# THE REQUEST
Restate the lines word for word, from the first line of the records through the line containing "(south) at (88,147)". Leave out the pictures and anything after that line.

# MATERIAL
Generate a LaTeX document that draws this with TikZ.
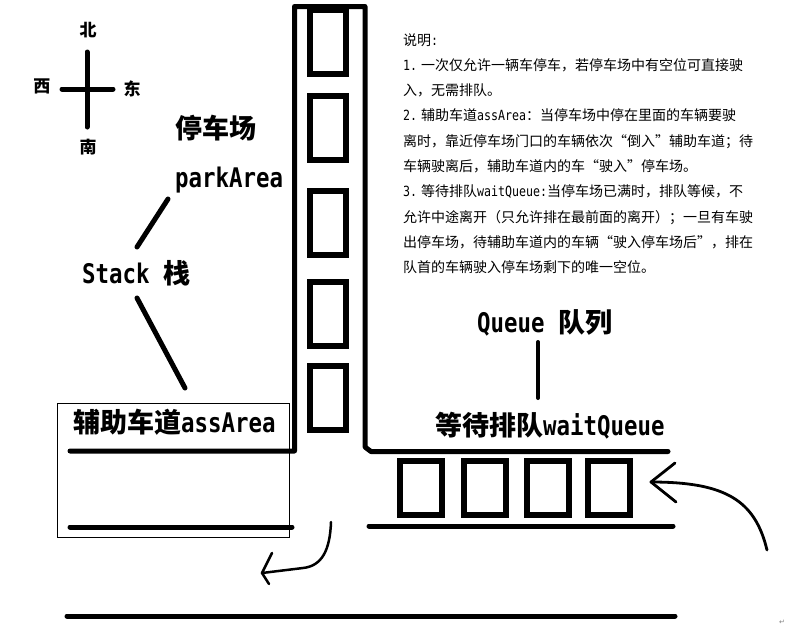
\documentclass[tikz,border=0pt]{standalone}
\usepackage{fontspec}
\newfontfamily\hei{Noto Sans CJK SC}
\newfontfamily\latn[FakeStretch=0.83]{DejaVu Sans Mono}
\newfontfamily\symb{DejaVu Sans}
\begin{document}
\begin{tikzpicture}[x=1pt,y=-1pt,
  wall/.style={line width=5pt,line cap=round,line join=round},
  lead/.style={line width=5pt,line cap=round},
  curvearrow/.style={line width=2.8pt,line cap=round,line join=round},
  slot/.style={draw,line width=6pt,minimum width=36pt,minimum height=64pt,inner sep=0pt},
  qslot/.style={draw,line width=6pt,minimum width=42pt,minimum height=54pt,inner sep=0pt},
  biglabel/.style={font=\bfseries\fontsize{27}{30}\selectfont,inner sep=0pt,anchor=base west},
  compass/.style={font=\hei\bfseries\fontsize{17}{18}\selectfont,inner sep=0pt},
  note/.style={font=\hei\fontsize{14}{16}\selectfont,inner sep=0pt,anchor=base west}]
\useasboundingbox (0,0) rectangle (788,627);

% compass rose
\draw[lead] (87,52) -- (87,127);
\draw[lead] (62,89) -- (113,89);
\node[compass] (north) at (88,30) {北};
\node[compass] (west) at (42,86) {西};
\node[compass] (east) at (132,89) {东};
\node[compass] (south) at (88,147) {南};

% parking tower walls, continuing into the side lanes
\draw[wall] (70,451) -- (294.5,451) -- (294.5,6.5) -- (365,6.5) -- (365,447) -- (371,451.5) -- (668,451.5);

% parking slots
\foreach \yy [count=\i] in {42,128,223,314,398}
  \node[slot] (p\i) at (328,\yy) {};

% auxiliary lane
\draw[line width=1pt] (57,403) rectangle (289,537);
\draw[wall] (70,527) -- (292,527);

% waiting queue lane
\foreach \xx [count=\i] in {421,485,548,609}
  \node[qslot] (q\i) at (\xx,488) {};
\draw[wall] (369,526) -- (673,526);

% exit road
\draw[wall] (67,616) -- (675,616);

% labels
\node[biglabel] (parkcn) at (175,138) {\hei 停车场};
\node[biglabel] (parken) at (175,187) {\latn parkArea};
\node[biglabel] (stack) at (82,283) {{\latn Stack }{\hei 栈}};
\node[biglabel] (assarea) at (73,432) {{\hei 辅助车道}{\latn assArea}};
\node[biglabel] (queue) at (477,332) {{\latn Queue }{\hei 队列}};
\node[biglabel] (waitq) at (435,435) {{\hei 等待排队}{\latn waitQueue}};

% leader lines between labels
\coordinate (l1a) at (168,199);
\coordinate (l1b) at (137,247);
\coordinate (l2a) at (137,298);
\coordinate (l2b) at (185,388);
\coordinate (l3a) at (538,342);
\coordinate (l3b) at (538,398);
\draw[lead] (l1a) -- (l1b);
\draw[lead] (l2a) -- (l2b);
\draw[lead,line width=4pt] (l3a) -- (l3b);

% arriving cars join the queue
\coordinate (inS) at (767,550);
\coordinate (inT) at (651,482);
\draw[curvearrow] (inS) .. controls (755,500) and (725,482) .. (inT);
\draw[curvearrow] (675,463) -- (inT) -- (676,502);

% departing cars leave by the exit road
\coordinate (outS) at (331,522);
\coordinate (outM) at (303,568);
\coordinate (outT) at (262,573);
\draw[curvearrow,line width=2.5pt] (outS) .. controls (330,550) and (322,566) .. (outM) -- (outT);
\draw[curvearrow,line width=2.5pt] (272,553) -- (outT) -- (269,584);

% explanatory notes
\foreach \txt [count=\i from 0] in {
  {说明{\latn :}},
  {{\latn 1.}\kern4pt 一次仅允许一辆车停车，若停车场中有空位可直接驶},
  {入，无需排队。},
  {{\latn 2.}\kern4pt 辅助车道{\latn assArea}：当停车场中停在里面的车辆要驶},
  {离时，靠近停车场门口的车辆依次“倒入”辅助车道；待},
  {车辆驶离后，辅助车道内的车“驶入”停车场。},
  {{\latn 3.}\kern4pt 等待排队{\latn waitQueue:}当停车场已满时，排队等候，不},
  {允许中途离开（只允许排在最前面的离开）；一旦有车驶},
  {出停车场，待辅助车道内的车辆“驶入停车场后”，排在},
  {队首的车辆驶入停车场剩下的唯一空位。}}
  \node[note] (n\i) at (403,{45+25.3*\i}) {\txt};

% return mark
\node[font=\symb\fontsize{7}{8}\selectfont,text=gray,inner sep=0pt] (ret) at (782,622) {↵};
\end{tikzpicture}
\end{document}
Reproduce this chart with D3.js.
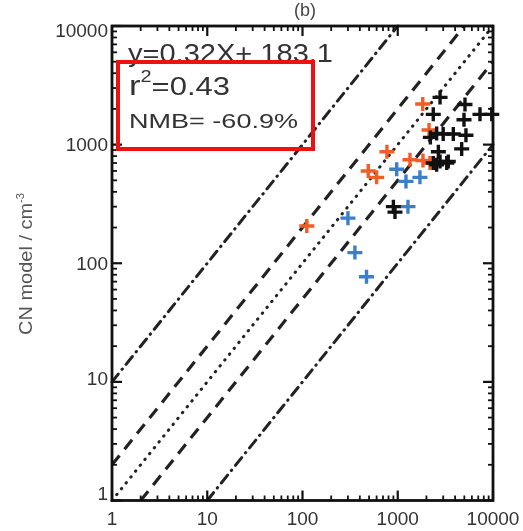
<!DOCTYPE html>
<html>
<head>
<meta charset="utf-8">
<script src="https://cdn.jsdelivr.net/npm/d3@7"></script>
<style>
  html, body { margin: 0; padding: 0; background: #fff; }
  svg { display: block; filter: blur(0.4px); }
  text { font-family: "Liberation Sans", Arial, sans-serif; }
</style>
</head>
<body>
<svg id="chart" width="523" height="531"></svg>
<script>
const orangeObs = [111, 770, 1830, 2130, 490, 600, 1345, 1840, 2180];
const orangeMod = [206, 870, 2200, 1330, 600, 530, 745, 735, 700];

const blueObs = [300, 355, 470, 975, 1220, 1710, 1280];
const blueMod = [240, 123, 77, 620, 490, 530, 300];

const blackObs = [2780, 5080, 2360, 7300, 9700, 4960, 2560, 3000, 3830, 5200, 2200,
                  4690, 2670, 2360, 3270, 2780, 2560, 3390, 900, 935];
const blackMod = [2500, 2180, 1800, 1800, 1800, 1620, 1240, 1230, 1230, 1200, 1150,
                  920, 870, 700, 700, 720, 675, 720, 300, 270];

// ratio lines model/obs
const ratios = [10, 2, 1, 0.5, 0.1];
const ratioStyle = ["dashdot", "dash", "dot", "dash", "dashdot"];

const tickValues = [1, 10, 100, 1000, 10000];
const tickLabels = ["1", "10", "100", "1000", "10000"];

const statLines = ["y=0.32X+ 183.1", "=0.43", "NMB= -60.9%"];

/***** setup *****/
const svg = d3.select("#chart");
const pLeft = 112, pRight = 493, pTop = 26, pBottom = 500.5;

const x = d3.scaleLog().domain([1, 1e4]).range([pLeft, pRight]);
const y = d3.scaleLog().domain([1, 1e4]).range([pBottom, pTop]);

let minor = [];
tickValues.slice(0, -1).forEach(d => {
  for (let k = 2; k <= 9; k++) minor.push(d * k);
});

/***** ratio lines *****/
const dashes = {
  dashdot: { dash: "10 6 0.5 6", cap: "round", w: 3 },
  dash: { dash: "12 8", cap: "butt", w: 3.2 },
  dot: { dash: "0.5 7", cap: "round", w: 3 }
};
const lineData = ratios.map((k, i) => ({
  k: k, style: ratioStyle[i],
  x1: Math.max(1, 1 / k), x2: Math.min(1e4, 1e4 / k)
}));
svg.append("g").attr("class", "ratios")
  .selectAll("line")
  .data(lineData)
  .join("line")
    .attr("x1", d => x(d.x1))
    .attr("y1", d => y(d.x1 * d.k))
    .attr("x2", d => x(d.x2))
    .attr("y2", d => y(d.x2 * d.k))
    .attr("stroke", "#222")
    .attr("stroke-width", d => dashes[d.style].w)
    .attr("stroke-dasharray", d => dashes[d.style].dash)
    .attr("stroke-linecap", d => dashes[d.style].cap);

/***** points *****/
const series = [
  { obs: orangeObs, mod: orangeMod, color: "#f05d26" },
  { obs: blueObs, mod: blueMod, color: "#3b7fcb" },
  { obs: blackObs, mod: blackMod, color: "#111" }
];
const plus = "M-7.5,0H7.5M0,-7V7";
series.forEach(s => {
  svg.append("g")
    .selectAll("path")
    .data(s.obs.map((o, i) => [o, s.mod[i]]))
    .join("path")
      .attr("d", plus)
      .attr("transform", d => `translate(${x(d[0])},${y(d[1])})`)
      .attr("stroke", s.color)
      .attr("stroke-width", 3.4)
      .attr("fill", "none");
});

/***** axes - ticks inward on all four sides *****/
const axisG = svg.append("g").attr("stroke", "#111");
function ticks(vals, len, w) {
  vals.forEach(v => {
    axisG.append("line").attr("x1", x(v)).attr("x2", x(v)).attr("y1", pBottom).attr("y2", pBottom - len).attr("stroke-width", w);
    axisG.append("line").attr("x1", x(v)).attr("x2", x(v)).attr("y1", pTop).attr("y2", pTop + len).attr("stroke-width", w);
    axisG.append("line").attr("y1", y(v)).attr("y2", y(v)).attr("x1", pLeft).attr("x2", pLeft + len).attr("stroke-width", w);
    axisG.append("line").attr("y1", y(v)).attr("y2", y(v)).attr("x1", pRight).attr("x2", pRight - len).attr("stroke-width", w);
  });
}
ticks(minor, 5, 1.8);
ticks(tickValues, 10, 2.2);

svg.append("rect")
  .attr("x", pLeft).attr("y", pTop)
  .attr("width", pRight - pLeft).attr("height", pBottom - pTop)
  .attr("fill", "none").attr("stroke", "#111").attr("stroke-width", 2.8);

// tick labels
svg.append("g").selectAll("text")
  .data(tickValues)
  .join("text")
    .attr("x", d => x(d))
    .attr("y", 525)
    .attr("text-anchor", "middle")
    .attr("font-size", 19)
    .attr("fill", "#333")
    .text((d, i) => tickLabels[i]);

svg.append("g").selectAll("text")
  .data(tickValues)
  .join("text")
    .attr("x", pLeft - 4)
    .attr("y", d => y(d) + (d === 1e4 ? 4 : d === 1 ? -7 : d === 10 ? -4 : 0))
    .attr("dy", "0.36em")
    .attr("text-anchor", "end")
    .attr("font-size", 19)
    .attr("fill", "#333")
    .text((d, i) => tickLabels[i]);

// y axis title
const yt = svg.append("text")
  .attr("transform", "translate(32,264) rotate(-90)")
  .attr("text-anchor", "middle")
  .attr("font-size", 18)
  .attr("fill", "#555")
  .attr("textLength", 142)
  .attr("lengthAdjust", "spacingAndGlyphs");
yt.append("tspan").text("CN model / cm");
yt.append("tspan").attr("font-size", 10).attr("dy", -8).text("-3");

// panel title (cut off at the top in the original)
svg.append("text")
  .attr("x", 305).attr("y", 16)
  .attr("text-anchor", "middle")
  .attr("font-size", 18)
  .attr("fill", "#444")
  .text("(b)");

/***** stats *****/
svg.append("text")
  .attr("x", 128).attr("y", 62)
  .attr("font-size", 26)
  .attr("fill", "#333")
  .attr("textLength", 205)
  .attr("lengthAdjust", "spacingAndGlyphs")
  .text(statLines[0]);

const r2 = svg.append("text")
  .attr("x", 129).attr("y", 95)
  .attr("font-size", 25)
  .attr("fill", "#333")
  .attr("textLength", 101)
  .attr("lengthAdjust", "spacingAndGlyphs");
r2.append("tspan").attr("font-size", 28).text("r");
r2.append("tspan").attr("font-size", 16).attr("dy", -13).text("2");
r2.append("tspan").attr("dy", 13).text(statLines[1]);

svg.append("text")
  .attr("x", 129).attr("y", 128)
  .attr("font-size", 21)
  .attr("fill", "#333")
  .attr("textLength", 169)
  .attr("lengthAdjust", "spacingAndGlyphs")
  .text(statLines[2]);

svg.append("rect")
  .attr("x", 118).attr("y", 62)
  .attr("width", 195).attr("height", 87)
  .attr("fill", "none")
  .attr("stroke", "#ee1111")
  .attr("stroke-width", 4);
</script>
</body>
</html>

# ANSWER TO THIS EXERCISE
Generate a LaTeX document that draws this with TikZ.
\documentclass[tikz,border=0pt]{standalone}
\usepackage{fontspec}
\newfontfamily\hei{Noto Sans CJK SC}
\newfontfamily\latn[FakeStretch=0.83]{DejaVu Sans Mono}
\newfontfamily\symb{DejaVu Sans}
\begin{document}
\begin{tikzpicture}[x=1pt,y=-1pt,
  wall/.style={line width=5pt,line cap=round,line join=round},
  lead/.style={line width=5pt,line cap=round},
  curvearrow/.style={line width=2.8pt,line cap=round,line join=round},
  slot/.style={draw,line width=6pt,minimum width=36pt,minimum height=64pt,inner sep=0pt},
  qslot/.style={draw,line width=6pt,minimum width=42pt,minimum height=54pt,inner sep=0pt},
  biglabel/.style={font=\bfseries\fontsize{27}{30}\selectfont,inner sep=0pt,anchor=base west},
  compass/.style={font=\hei\bfseries\fontsize{17}{18}\selectfont,inner sep=0pt},
  note/.style={font=\hei\fontsize{14}{16}\selectfont,inner sep=0pt,anchor=base west}]
\useasboundingbox (0,0) rectangle (788,627);

% compass rose
\draw[lead] (87,52) -- (87,127);
\draw[lead] (62,89) -- (113,89);
\node[compass] (north) at (88,30) {北};
\node[compass] (west) at (42,86) {西};
\node[compass] (east) at (132,89) {东};
\node[compass] (south) at (88,147) {南};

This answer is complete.